Sean Scully loves paint. The canvases on show here are liberally smeared with oils, so that every movement of Scully’s hand lingers on the surface, as if he has only just completed each work. This self-referencing physicality is matched by an understanding of colour. In Green Corner, Scully fills his trademark grid with muted hues, lifted by a shock of deep orange. His watercolours and prints are softer, without the strict delineation of the paintings: in Day, soft pinks blur into blacks, and Black Corner sees light marks hardly holding back the blocks of amber and green.
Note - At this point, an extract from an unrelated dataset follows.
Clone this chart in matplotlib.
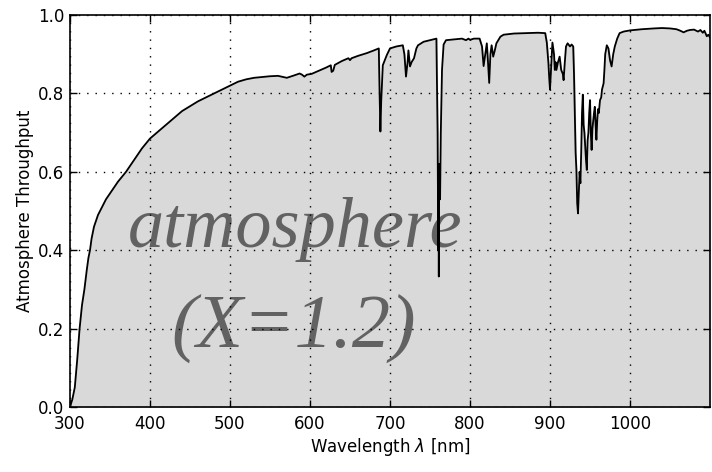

If all that sounds familiar, it should - Scully is widely held up as the natural heir to American painters of a certain stripe who plied their trade in the middle of the last century. Mark Rothko and Willem de Kooning both loom large (both, like Scully, European painters who emigrated to the US, and found fame there) and his work is firmly entrenched in the aesthetic of those painters, and their fellow Abstract Expressionists.
And so, wherever Scully’s work is shown, there is an elephant in the room: what on earth is Scully doing making work like this now?
He is far from being a copyist, but he is a follower, painting himself into the very corner the artists he admires sought to escape. There is no engagement with earlier abstract painting here, no sense that Scully is pushing his medium forward, or engaging on any meaningful level with his forebears. And so his work comes perilously close to being kitsch, in the sense that critic Clement Greenberg railed against when championing the work of Rothko, de Kooning et al. It is not developed in response to the ever-changing world and the art in it, but is trapped in a tradition; a way of working that is antithetical to the aims of the artists Scully draws inspiration from.
These paintings and prints are not especially unpleasant to look at, then, but there is something deeply unsatisfying about them, and a sour taste is all that is left after the first flush of contact with Scully’s way with paint and colour fades. This, perhaps, is down to an overbearing, even smug, tendency in Scully’s work. ‘Look at us,’ these paintings and prints seem to say, ‘we are very important, very important indeed.’ They might well have been, long ago. But not now.